- **GIVEN MATERIAL**:
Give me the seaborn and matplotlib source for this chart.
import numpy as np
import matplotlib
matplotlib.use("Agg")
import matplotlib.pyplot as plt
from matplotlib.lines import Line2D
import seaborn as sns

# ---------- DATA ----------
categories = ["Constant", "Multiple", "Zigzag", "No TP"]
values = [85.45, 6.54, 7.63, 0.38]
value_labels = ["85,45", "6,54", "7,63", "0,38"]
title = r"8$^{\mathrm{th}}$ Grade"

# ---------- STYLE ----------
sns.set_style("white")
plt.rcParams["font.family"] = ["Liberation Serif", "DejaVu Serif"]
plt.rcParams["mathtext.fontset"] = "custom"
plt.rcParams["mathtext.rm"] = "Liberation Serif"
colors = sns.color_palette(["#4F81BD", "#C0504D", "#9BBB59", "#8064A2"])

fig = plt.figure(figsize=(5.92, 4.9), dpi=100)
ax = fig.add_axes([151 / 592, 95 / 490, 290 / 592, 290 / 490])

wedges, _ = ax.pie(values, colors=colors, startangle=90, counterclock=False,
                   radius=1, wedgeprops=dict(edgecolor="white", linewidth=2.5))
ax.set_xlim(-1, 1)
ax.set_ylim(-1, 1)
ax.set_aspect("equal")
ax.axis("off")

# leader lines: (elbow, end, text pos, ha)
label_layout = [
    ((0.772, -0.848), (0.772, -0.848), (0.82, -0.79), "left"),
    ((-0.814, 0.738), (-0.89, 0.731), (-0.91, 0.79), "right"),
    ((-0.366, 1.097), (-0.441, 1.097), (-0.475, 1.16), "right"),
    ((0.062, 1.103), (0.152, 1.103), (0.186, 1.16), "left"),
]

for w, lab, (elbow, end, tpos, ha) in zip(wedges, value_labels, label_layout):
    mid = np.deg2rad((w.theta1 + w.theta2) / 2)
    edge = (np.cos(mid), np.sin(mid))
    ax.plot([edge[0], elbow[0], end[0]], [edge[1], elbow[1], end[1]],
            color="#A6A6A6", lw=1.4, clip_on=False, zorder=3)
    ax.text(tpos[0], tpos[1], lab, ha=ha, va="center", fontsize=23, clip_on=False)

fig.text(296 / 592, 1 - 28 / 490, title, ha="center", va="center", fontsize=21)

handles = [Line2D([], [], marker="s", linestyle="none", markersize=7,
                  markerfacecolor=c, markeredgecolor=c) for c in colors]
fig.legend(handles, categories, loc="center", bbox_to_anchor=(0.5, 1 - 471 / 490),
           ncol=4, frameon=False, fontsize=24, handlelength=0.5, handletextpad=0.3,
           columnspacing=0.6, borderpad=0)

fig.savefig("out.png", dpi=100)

- **WORK TO BE COMPLETED**:
Restate the data above exactly, keeping each word as it stands.

- **SOLVED PROBLEM**:
Give me the seaborn and matplotlib source for this chart.
import numpy as np
import matplotlib
matplotlib.use("Agg")
import matplotlib.pyplot as plt
from matplotlib.lines import Line2D
import seaborn as sns

# ---------- DATA ----------
categories = ["Constant", "Multiple", "Zigzag", "No TP"]
values = [85.45, 6.54, 7.63, 0.38]
value_labels = ["85,45", "6,54", "7,63", "0,38"]
title = r"8$^{\mathrm{th}}$ Grade"

# ---------- STYLE ----------
sns.set_style("white")
plt.rcParams["font.family"] = ["Liberation Serif", "DejaVu Serif"]
plt.rcParams["mathtext.fontset"] = "custom"
plt.rcParams["mathtext.rm"] = "Liberation Serif"
colors = sns.color_palette(["#4F81BD", "#C0504D", "#9BBB59", "#8064A2"])

fig = plt.figure(figsize=(5.92, 4.9), dpi=100)
ax = fig.add_axes([151 / 592, 95 / 490, 290 / 592, 290 / 490])

wedges, _ = ax.pie(values, colors=colors, startangle=90, counterclock=False,
                   radius=1, wedgeprops=dict(edgecolor="white", linewidth=2.5))
ax.set_xlim(-1, 1)
ax.set_ylim(-1, 1)
ax.set_aspect("equal")
ax.axis("off")

# leader lines: (elbow, end, text pos, ha)
label_layout = [
    ((0.772, -0.848), (0.772, -0.848), (0.82, -0.79), "left"),
    ((-0.814, 0.738), (-0.89, 0.731), (-0.91, 0.79), "right"),
    ((-0.366, 1.097), (-0.441, 1.097), (-0.475, 1.16), "right"),
    ((0.062, 1.103), (0.152, 1.103), (0.186, 1.16), "left"),
]

for w, lab, (elbow, end, tpos, ha) in zip(wedges, value_labels, label_layout):
    mid = np.deg2rad((w.theta1 + w.theta2) / 2)
    edge = (np.cos(mid), np.sin(mid))
    ax.plot([edge[0], elbow[0], end[0]], [edge[1], elbow[1], end[1]],
            color="#A6A6A6", lw=1.4, clip_on=False, zorder=3)
    ax.text(tpos[0], tpos[1], lab, ha=ha, va="center", fontsize=23, clip_on=False)

fig.text(296 / 592, 1 - 28 / 490, title, ha="center", va="center", fontsize=21)

handles = [Line2D([], [], marker="s", linestyle="none", markersize=7,
                  markerfacecolor=c, markeredgecolor=c) for c in colors]
fig.legend(handles, categories, loc="center", bbox_to_anchor=(0.5, 1 - 471 / 490),
           ncol=4, frameon=False, fontsize=24, handlelength=0.5, handletextpad=0.3,
           columnspacing=0.6, borderpad=0)

fig.savefig("out.png", dpi=100)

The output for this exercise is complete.